If he is elected, I think some very positive changes will occur on the American political landscape, but not until years of hard, ugly work have passed. Under the microscope of the US media, this will be even harder. I expect racial divisions to get worse, not better, as racists on both sides find ammuntion with every presidential setback and hard decision. I think the greatest challenge for Barack Obama will not be to get elected the first time; Hillary Clinton symbolizes the nasty, professional politics of the national level, and John McCain already looks a bit lost. I think his greatest challenge will be to get elected again.
I think Obama’s intellect and charisma is more than any other candidate. Nobody can contests his genuine love of humanity, his vision of a fair and just society. Mr. Obama has all the characteristics of a true president and has the power to start one.
In my opinion Obama’s world will not fuel spread of extremism around the globe, but will lead to the rise of more and more self-awareness in the world. The working class and middle east in turn will lead to social and political involvement.
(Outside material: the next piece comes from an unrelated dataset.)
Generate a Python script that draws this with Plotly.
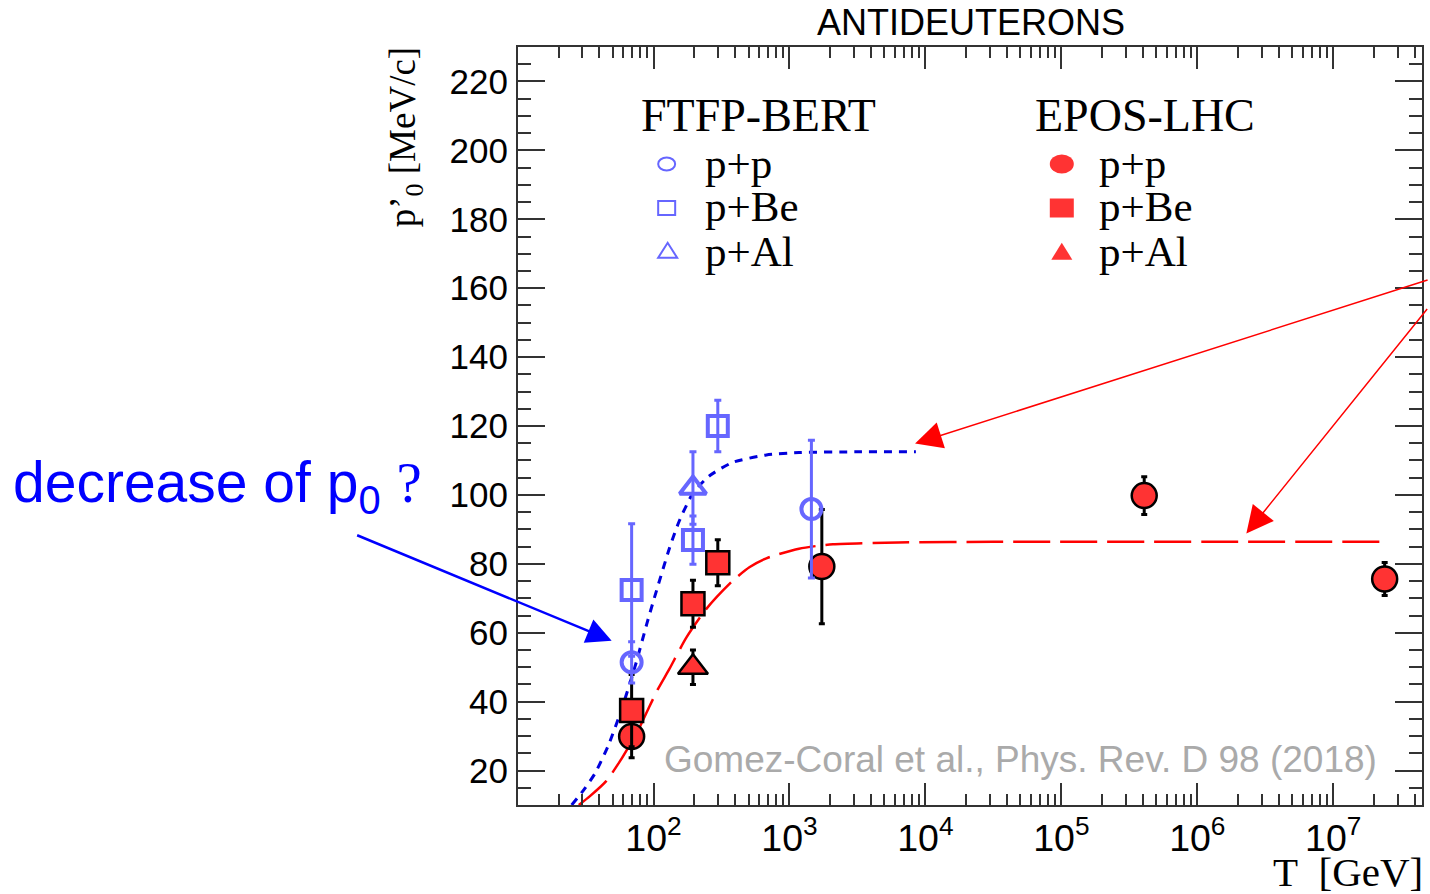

As a result of neocons, we have frustration, alienation in the working and middle klass in the west and chaos in the third worls especially the turmoil Middle East.
I believe that we need to have a firm stance against extremism, by trying to bring the masses to themselves. Extremists use and abuse lack of democracy and awareness to grow and this is fatal for all. Promoting the failed system of Islamism in Iran needs foreign enemies to exist because its regressive organs can easily punish “foreigner’s elements” and will set us back a few centuries.
As odd as it may sound, I am of the opinion that the IRI and other dictatorial systems do not wish Obama.